Ringo does some serious six-gun violence to some bad guys while remarking, “the sound of the Gion Shoja temple bells echoes the impermanence of all things; the color of the sala flowers reveals the truth that to florish is to fall. The proud do not endure, like a passing dream on a night in spring; the mighty fall at last, to be no more than dust before the wind.” (He does about as well with this line as you might expect.) Then he settles down to eat some sukiyaki brewed up by a local woman who is obviously impressed by his mad skillz. The set in which this scene takes place holds two important visual icons, a Western windmill and Mt. Fuji, which between them pretty much define the cultural landscape on which this film maneuvers.

We then move to a Western town called Utah or Yuta, which is still divided between the Minamoto and Taira clans, here using their alternate names of Genji and Heike. Genjis dress in white, and Heike are in red. Into the town rides a nameless gunslinger, played by Hideaki Ito— who in real life is a total Western freak, and who provided his own costumes for the film. (I had last seen him playing the Minamoto emperor in the supernatural thriller Omyonji.)

Red Harvest follows, along with the occasional freaky cross-cultural moment. (At one point the Heike leader points out that the sound of the Gion Shoja temple bells echoes the impermanence of all things, and that this means the Heikas are doomed. His followers are downcast, but then Boss Heike pulls out a copy of Shakespeare’s Henry VI, Part I. “Don’t you know your Shakespeare?” he demands. “This is the War of the Roses! The Reds win!” He changes his name from Minamoto no Yoshitsune to Henry, and his followers cheer up and charge off to battle.)

Unfortunately these goofy moments are too few and far between. Mostly the film is a standard spaghetti western, in this case with extreme cruelty and ultra-violence. The Japanese actors speak English throughout the film, and few of them are comfortable with either the language or the slangy period dialect (Imagine a samurai barking out, “What are you fixin’ to do, stranger?”) Some of the Engrish is incomprehensible: I recommend employing the subtitles.

There are some terrific manic moments, some wacky comedy, but mostly it’s a remake of A Fistful of Dollars with dollops of Buddhist philosophy.

I wish it had been stranger. I’d recommend re-viewing Yojimbo, or even better re-reading the book.

robp January 12, 2009 at 5:17 am

Re-reading Red Harvest is always a good idea; start with a death and a dame, then get to another death and another dame as soon as soon as possible, follow with loads of violence. Of course Hammett did it brilliantly so anyone else attempting will probably not tell it so well or artistically (Kurosawa’s a closet westerner and artistic genius, can’t count him toward the medium or average or mode or whatever), but the violence in Hammett’s writing always involved character and plot advancement. Love it, learn from it. Some just make movies from it, successful and otherwise.
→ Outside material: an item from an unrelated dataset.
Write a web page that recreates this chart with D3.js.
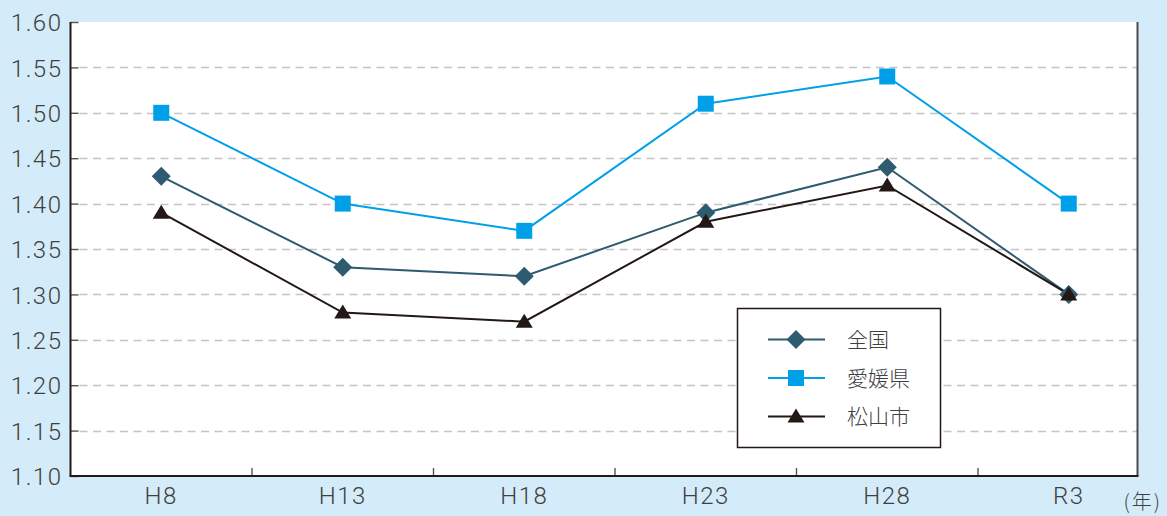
<!DOCTYPE html>
<html lang="ja">
<head>
<meta charset="UTF-8">
<title>合計特殊出生率の推移</title>
<script src="https://d3js.org/d3.v7.min.js"></script>
<style>
    body { margin: 0; background: #d4ecf9; }
    svg { display: block; }
    .tick-label { font-family: Roboto, "Liberation Sans", Arial, sans-serif; font-weight: 300; fill: #404040; }
    .legend-text { font-family: "Noto Sans CJK JP", sans-serif; font-weight: 300; fill: #404040; }
</style>
</head>
<body>
<script>
    const years = ['H8', 'H13', 'H18', 'H23', 'H28', 'R3'];
    const zenkoku = [1.43, 1.33, 1.32, 1.39, 1.44, 1.30];
    const ehime = [1.50, 1.40, 1.37, 1.51, 1.54, 1.40];
    const matsuyama = [1.39, 1.28, 1.27, 1.38, 1.42, 1.30];
    const yTicks = [1.10, 1.15, 1.20, 1.25, 1.30, 1.35, 1.40, 1.45, 1.50, 1.55, 1.60];

    const series = [
        {name: '全国', values: zenkoku, color: '#2e5b6f', shape: 'diamond'},
        {name: '愛媛県', values: ehime, color: '#00a0e9', shape: 'square'},
        {name: '松山市', values: matsuyama, color: '#231815', shape: 'triangle'}
    ];

    const W = 1167, H = 516;
    const plotL = 70.5, plotR = 1137.5, plotT = 22, plotB = 476;

    const svg = d3.select('body').append('svg')
        .attr('width', W).attr('height', H);

    svg.append('rect').attr('width', W).attr('height', H).attr('fill', '#d4ecf9');

    const x = d3.scaleBand().domain(years).range([plotL, plotL + 181.5 * 6]);
    const y = d3.scaleLinear().domain([1.10, 1.60]).range([plotB, plotT]);

    // plot area
    svg.append('rect')
        .attr('x', plotL).attr('y', plotT)
        .attr('width', plotR - plotL).attr('height', plotB - plotT)
        .attr('fill', '#fff');

    // grid
    svg.append('g').selectAll('line')
        .data(yTicks.slice(1, -1))
        .join('line')
        .attr('x1', plotL + 9).attr('x2', plotR)
        .attr('y1', d => Math.round(y(d)) + 0.5).attr('y2', d => Math.round(y(d)) + 0.5)
        .attr('stroke', '#c4c4c4').attr('stroke-width', 1.4)
        .attr('stroke-dasharray', '8,5.5');

    // y axis
    const yAxis = svg.append('g')
        .attr('transform', `translate(${plotL},0)`)
        .call(d3.axisRight(y).tickValues(yTicks).tickSize(8).tickFormat(''));
    yAxis.select('.domain').remove();
    yAxis.selectAll('line').attr('stroke', '#555').attr('stroke-width', 1.4);
    yAxis.selectAll('.tick').append('text')
        .attr('class', 'tick-label')
        .attr('x', -8).attr('dy', '0.36em')
        .attr('text-anchor', 'end')
        .attr('font-size', 24)
        .attr('letter-spacing', 1.5)
        .text(d => d.toFixed(2));

    svg.append('line')
        .attr('x1', plotL).attr('x2', plotL).attr('y1', plotT).attr('y2', plotB)
        .attr('stroke', '#231815').attr('stroke-width', 2);
    svg.append('line')
        .attr('x1', plotR).attr('x2', plotR).attr('y1', plotT).attr('y2', plotB)
        .attr('stroke', '#4a4a4a').attr('stroke-width', 2);

    // x axis
    const boundaries = years.slice(1).map(d => x(d));
    svg.append('g').selectAll('line')
        .data(boundaries)
        .join('line')
        .attr('x1', d => d).attr('x2', d => d)
        .attr('y1', plotB).attr('y2', plotB - 8)
        .attr('stroke', '#555').attr('stroke-width', 1.4);
    svg.append('line')
        .attr('x1', plotL - 1).attr('x2', plotR + 1).attr('y1', plotB).attr('y2', plotB)
        .attr('stroke', '#231815').attr('stroke-width', 2);

    svg.append('g').selectAll('text')
        .data(years)
        .join('text')
        .attr('class', 'tick-label')
        .attr('x', d => x(d) + x.bandwidth() / 2)
        .attr('y', 504)
        .attr('text-anchor', 'middle')
        .attr('font-size', 24)
        .attr('letter-spacing', 1.5)
        .text(d => d);

    svg.append('text')
        .attr('class', 'legend-text')
        .attr('x', 1162).attr('y', 509)
        .attr('text-anchor', 'end')
        .attr('font-size', 20)
        .attr('letter-spacing', 2)
        .text('(年)');

    const cx = d => x(d) + x.bandwidth() / 2;

    function marker(g, shape, color) {
        if (shape === 'square') {
            g.append('rect').attr('x', -8).attr('y', -8).attr('width', 16).attr('height', 16).attr('fill', color);
        } else if (shape === 'diamond') {
            g.append('path').attr('d', 'M0,-9.5L9.5,0L0,9.5L-9.5,0Z').attr('fill', color);
        } else {
            g.append('path').attr('d', 'M0,-8L8.5,6L-8.5,6Z').attr('fill', color);
        }
    }

    const line = d3.line().x((d, i) => cx(years[i])).y(d => y(d));

    series.forEach(s => {
        svg.append('path')
            .datum(s.values)
            .attr('d', line)
            .attr('fill', 'none')
            .attr('stroke', s.color)
            .attr('stroke-width', 2);
    });
    series.forEach(s => {
        s.values.forEach((v, i) => {
            const g = svg.append('g').attr('transform', `translate(${cx(years[i])},${y(v)})`);
            marker(g, s.shape, s.color);
        });
    });

    // legend
    const lg = svg.append('g');
    lg.append('rect')
        .attr('x', 737.5).attr('y', 308.5).attr('width', 203).attr('height', 139)
        .attr('fill', '#fff').attr('stroke', '#231815').attr('stroke-width', 1.5);
    series.forEach((s, i) => {
        const ly = 339.5 + i * 38.5;
        lg.append('line')
            .attr('x1', 768).attr('x2', 825).attr('y1', ly).attr('y2', ly)
            .attr('stroke', s.color).attr('stroke-width', 2);
        marker(lg.append('g').attr('transform', `translate(796,${ly})`), s.shape, s.color);
        lg.append('text')
            .attr('class', 'legend-text')
            .attr('x', 847).attr('y', ly).attr('dy', '0.36em')
            .attr('font-size', 21)
            .text(s.name);
    });
</script>
</body>
</html>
The great thing about adapting a great novel is that most people haven’t read it, so you at least have a bunch of great ideas that some people will think are your own. Of course, you still have to do a good job with the adaptation.

Ian McDowell January 12, 2009 at 7:48 am

The big-budget Korean kimchee Western, THE GOOD, THE BAD AND THE WEIRD, which is currently getting good reactions at film festivals, looks to be a lot more fun.

The trailer kicks ass (although it suggests Indiana Jones every bit as much as it does Sergio Leone):

Anonymous January 12, 2009 at 1:40 pm

For two or three years now, I've been living, breathing and eating Italian westerns, so that movie was a great surprise.
Re plot "borrowing", the Italians did it a lot better in the sixties, with the Oresteia (Ferdinando Baldi's THE FORGOTTEN PISTOLERO), Hamlet (Enzo G. Castellari's JOHNNY HAMLET) and Romeo & Juliet (Gianni Puccini's THE FURY OF JOHNNY KID). Check them out.

captain-button January 13, 2009 at 1:39 pm

You forgot “The Warrior and the Sorceress” (1984), with David Carradine as Kain, a cynical warrior in a generic fantasy setting.

Not that forgetting it is a *bad* thing, mind you.

Ian McDowell January 15, 2009 at 1:22 am

And of course the Coen brothers’ MILLERS CROSSING is a pretty nifty (if unauthorized) combination of RED HARVEST and THE GLASS KEY.